I thank you for your attention.
François Chevet.
- (a) pays les plus représentés = Japon, Pays-Bas, France, Israël, Espagne, Angleterre, Chine, Chili…
- (b) l’extenseur ulnaire du carpe est sollicité de manière intense et spécifique lors du geste de revers si singulier, s’approchant parfois de certains cinétiques de pelote basque.
Pour le CEERRF et en guise de conclusion, ce témoignage met en évidence le besoin essentiel de sensibiliser les étudiants en kinésithérapie à l’importance de la maîtrise de la langue anglaise, ainsi qu’aux subtilités de travailler avec des athlètes en situation de handicap dans le domaine du sport.
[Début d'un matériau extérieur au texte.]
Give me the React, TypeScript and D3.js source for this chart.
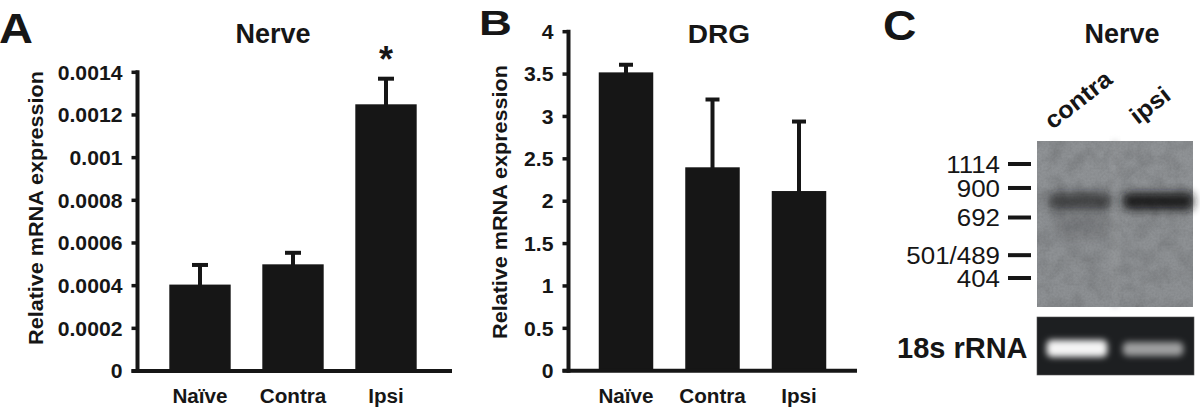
import React from "react";
import * as d3 from "d3";

// ---------- data ----------
const categories = ["Naïve", "Contra", "Ipsi"];
const nerveMean = [0.000405, 0.0005, 0.00125];
const nerveSem = [0.000092, 0.000054, 0.00012];
const nerveSignificant = [false, false, true];
const nerveTicks = [0, 0.0002, 0.0004, 0.0006, 0.0008, 0.001, 0.0012, 0.0014];
const nerveTickLabels = ["0", "0.0002", "0.0004", "0.0006", "0.0008", "0.001", "0.0012", "0.0014"];

const drgMean = [3.52, 2.4, 2.12];
const drgSem = [0.09, 0.8, 0.82];
const drgTicks = [0, 0.5, 1, 1.5, 2, 2.5, 3, 3.5, 4];
const drgTickLabels = ["0", "0.5", "1", "1.5", "2", "2.5", "3", "3.5", "4"];

const lanes = ["contra", "ipsi"];
const markerBp = [1114, 900, 692, 495, 404];
const markerLabels = ["1114", "900", "692", "501/489", "404"];
const bandBp = 800;
const bandIntensity = [0.6, 0.9];
const rrnaIntensity = [1.0, 0.6];

// ---------- style ----------
const FONT = "'Liberation Sans', Arial, Helvetica, sans-serif";
const INK = "#161616";

type TProps = {
  x: number; y: number; size: number; bold?: boolean; anchor?: string;
  sx?: number; rotate?: number; fill?: string; children: React.ReactNode;
};
function T({ x, y, size, bold = true, anchor = "start", sx = 1, rotate = 0, fill = INK, children }: TProps) {
  return (
    <text
      transform={`translate(${x},${y}) rotate(${rotate}) scale(${sx},1)`}
      fontFamily={FONT}
      fontSize={size}
      fontWeight={bold ? "bold" : "normal"}
      textAnchor={anchor}
      fill={fill}
    >
      {children}
    </text>
  );
}

type PanelProps = {
  means: number[]; sems: number[]; sig?: boolean[];
  ticks: number[]; tickLabels: string[];
  yDomain: [number, number]; yRange: [number, number];
  axisX: number; xRange: [number, number]; xAxisEnd: number;
  padInner: number; capW: number; ylabelX: number; ylabelY: number;
};

function BarPanel(p: PanelProps) {
  const y = d3.scaleLinear().domain(p.yDomain).range(p.yRange);
  const x = d3.scaleBand<string>().domain(categories).range(p.xRange)
    .paddingInner(p.padInner).paddingOuter(p.padInner / 2);
  const y0 = y(0);
  const tickLen = 6;
  return (
    <g>
      {categories.map((c, i) => {
        const bx = x(c)!;
        const bw = x.bandwidth();
        const cx = bx + bw / 2;
        const top = y(p.means[i]);
        const etop = y(p.means[i] + p.sems[i]);
        return (
          <g key={c}>
            <rect x={bx} y={top} width={bw} height={y0 - top} fill={INK} />
            <line x1={cx} x2={cx} y1={top + 2} y2={etop} stroke={INK} strokeWidth={4} />
            <line x1={cx - p.capW / 2} x2={cx + p.capW / 2} y1={etop} y2={etop} stroke={INK} strokeWidth={4} />
            <T x={cx} y={403} size={19.5} anchor="middle" sx={1.06}>{c}</T>
            {p.sig && p.sig[i] ? (
              <T x={cx} y={etop - 7} size={36} anchor="middle">*</T>
            ) : null}
          </g>
        );
      })}
      {/* y axis */}
      <line x1={p.axisX} x2={p.axisX} y1={y(p.yDomain[1]) - 2} y2={y0 + 2} stroke={INK} strokeWidth={4} />
      {p.ticks.map((t, i) => (
        <g key={t}>
          <line x1={p.axisX - tickLen} x2={p.axisX} y1={y(t)} y2={y(t)} stroke={INK} strokeWidth={3.5} />
          <T x={p.axisX - 15} y={y(t) + 7.2} size={20} anchor="end" sx={1.06}>{p.tickLabels[i]}</T>
        </g>
      ))}
      {/* x axis */}
      <line x1={p.axisX - tickLen} x2={p.xAxisEnd} y1={y0} y2={y0} stroke={INK} strokeWidth={4} />
      <T x={p.ylabelX} y={p.ylabelY} size={20} anchor="middle" sx={1.08} rotate={-90}>
        Relative mRNA expression
      </T>
    </g>
  );
}

function GelPanel() {
  const gx0 = 1037, gx1 = 1193;
  const markerY = d3.scaleLog().domain([1114, 404]).range([164, 278]);
  const lane = d3.scaleBand<string>().domain(lanes).range([gx0, gx1]).paddingInner(0.15).paddingOuter(0.1);
  const bandY = markerY(bandBp);
  return (
    <g>
      <defs>
        <filter id="grain" x="0" y="0" width="100%" height="100%">
          <feTurbulence type="fractalNoise" baseFrequency="0.06" numOctaves="3" seed="7" result="n" />
          <feColorMatrix in="n" type="matrix"
            values="0 0 0 0 0  0 0 0 0 0  0 0 0 0 0  1.2 0 0 0 -0.45" result="a" />
          <feComposite in="a" in2="SourceGraphic" operator="in" />
        </filter>
        <filter id="grainFine" x="0" y="0" width="100%" height="100%">
          <feTurbulence type="fractalNoise" baseFrequency="0.5" numOctaves="1" seed="2" result="n" />
          <feColorMatrix in="n" type="matrix"
            values="0 0 0 0 0  0 0 0 0 0  0 0 0 0 0  1.0 0 0 0 -0.35" result="a" />
          <feComposite in="a" in2="SourceGraphic" operator="in" />
        </filter>
        <filter id="blurBand" x="-40%" y="-150%" width="180%" height="400%">
          <feGaussianBlur stdDeviation="5 4" />
        </filter>
        <filter id="blurSoft" x="-40%" y="-150%" width="180%" height="400%">
          <feGaussianBlur stdDeviation="3 3" />
        </filter>
        <linearGradient id="gelBg" x1="0" y1="0" x2="0" y2="1">
          <stop offset="0" stopColor="#909396" />
          <stop offset="1" stopColor="#8d9093" />
        </linearGradient>
      </defs>
      <T x={1122} y={43} size={27} anchor="middle">Nerve</T>
      {/* lane labels */}
      {lanes.map((l, i) => (
        <T key={l} x={lane(l)! + (i === 0 ? 8 : 17)} y={i === 0 ? 130 : 125} size={24} sx={1.06} rotate={-38}>{l}</T>
      ))}
      {/* northern blot */}
      <rect x={gx0} y={141} width={gx1 - gx0} height={166} fill="url(#gelBg)" />
      <rect x={1112} y={141} width={6} height={166} fill="#a0a2a4" opacity={0.45} filter="url(#blurSoft)" />
      {lanes.map((l, i) => (
        <rect key={l} x={lane(l)! + (i === 0 ? 4 : 2)} y={bandY - 9} width={lane.bandwidth() - 2 + (i === 1 ? 8 : 0)} height={18}
          rx={6} fill="#141618" opacity={bandIntensity[i]} filter="url(#blurBand)" />
      ))}
      <rect x={lane(lanes[0])! + 8} y={bandY + 12} width={lane.bandwidth() - 10} height={28}
        fill="#303234" opacity={0.15} filter="url(#blurBand)" />
      <rect x={gx0} y={141} width={gx1 - gx0} height={166} fill="#000" filter="url(#grain)" opacity={0.18} />
      <rect x={gx0} y={141} width={gx1 - gx0} height={166} fill="#000" filter="url(#grainFine)" opacity={0.12} />
      {/* markers */}
      {markerBp.map((bp, i) => (
        <g key={bp}>
          <rect x={1008} y={markerY(bp) - 2} width={23} height={4} fill={INK} />
          <T x={1000} y={markerY(bp) + 8.6} size={24} bold={false} anchor="end" sx={1.08}>{markerLabels[i]}</T>
        </g>
      ))}
      {/* 18s rRNA */}
      <rect x={gx0} y={317} width={gx1 - gx0 + 1} height={58} fill="#1d1f21" stroke="#555" strokeWidth={0.6} />
      {lanes.map((l, i) => (
        <rect key={l} x={lane(l)! + 2} y={340 + (i === 1 ? 2 : 0)} width={lane.bandwidth() - 4} height={i === 1 ? 14 : 17}
          rx={5} fill="#f4f4f4" opacity={rrnaIntensity[i]} filter="url(#blurSoft)" />
      ))}
      <T x={897} y={358} size={29}>18s rRNA</T>
    </g>
  );
}

export default function App() {
  return (
    <svg width={1200} height={407} style={{ position: "absolute", left: 0, top: 0, background: "#fff" }}>
      <rect width={1200} height={407} fill="#fff" />
      {/* Panel A */}
      <T x={-1} y={43} size={42} sx={1.12}>A</T>
      <T x={273} y={43} size={27} anchor="middle">Nerve</T>
      <BarPanel
        means={nerveMean} sems={nerveSem} sig={nerveSignificant}
        ticks={nerveTicks} tickLabels={nerveTickLabels}
        yDomain={[0, 0.0014]} yRange={[371, 72.3]}
        axisX={137.5} xRange={[153.5, 432.5]} xAxisEnd={452}
        padInner={0.34} capW={16} ylabelX={43} ylabelY={208}
      />
      {/* Panel B */}
      <T x={479} y={35} size={35} sx={1.3}>B</T>
      <T x={719} y={43} size={26} anchor="middle" sx={1.08}>DRG</T>
      <BarPanel
        means={drgMean} sems={drgSem}
        ticks={drgTicks} tickLabels={drgTickLabels}
        yDomain={[0, 4]} yRange={[370.7, 31.7]}
        axisX={568.5} xRange={[582.75, 842.25]} xAxisEnd={857}
        padInner={0.37} capW={14} ylabelX={507} ylabelY={202}
      />
      {/* Panel C */}
      <T x={883} y={40} size={42} sx={1.1}>C</T>
      <GelPanel />
    </svg>
  );
}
Le French Riviera Open a offert un cadre unique où des physiothérapeutes comme François CHEVET ont dû relever le défi des barrières linguistiques. Son expérience souligne que la communication efficace et la compréhension sont primordiales pour offrir des soins personnalisés, en transcendant les frontières et les origines.
Dans ce contexte, notre programme pédagogique prend en compte cette demande des étudiants en favorisant les échanges internationaux et l’ouverture à l’international grâce à notre adhésion au programme Erasmus+ et à l’ENPHE, des programmes comme le Virtual Exchange in Physiotherapy et la Semaine International ont été mise en place . Cette démarche vise à abattre les barrières culturelles et linguistiques favorise l’apprentissage et le choix d’une formation en kinésithérapie réflexive et ouverte sur le monde. De plus, il ressort de cette expérience des leçons clés telles que l’adaptation aux diversités des handicaps, la personnalisation des traitements, associées à l’humilité et à l’expertise. Dans l’ensemble, ce récit souligne l’importance indéniable de la langue, de la sensibilisation au handicap et du sport pour former des professionnels de la santé compétents et compatissants.